太子の話からすると、玉秀はお世話もされずに放置されていたようなので、余計に苦しかったことだろう。
「今回死ぬ思いをしたけれど、あなたという人に会えたことは幸運だと思っているわ。改めてありがとう、雨妹」
改めてそう言われ、雨妹は微笑む。
「光栄です、江貴妃」
玉秀の回復に、確かに雨妹の心肺蘇生が間に合ったことは大きいだろう。
だが全ては本人の体力がなければ、手立ても薬も生かされない。
玉秀の生きる力が、インフルエンザに勝ったのだ。
「太子宮に戻るまでの間は休暇だと思って、医局でゆっくり過ごすといいですよ。美味しいおやつもありますから」
ここには値踏みする人は誰もいないのだから、心行くまでダラダラとして、英気を養うといい。
雨妹がそう思って告げた言葉に、玉秀がコロコロと笑う。
「まあ、雨妹は面白い言い方をするわね。病気を休暇だなんて」
病気に罹るのは悪いことだと思いがちである。
けれど病人はどうあっても休まなければならないのだから、気分良く過ごす方がいいはずだ。

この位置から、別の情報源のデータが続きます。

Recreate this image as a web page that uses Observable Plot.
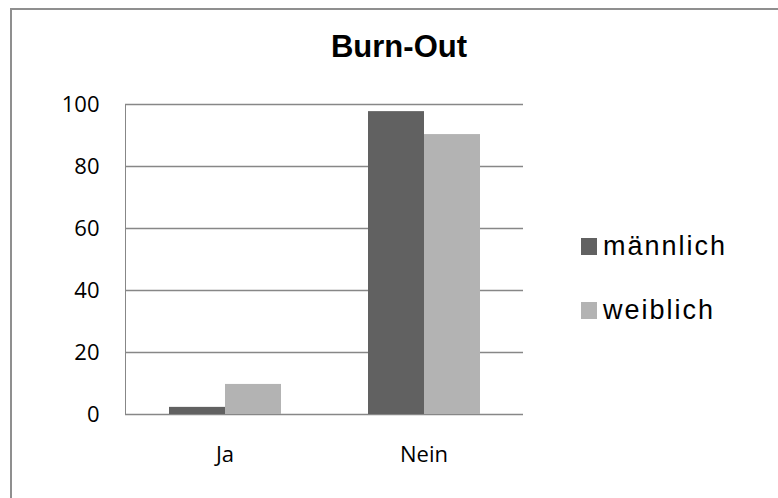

病人が鬱々と過ごさなければならないなんて決まりは、どこにもないのだから。
「でも、そういうのもいいわね。
それに本当にこの蒸しパンは美味しいわ。
こちらの台所には腕のいい方がいらっしゃるのね」
玉秀が千切った蒸しパンのかけらを食べ、目を細める。その様子は表情豊かで、可愛らしい女性だと思う。
――そうか、兄(仮)はこういうのが好みか。
雨妹としては、なかなかいい趣味であると言えよう。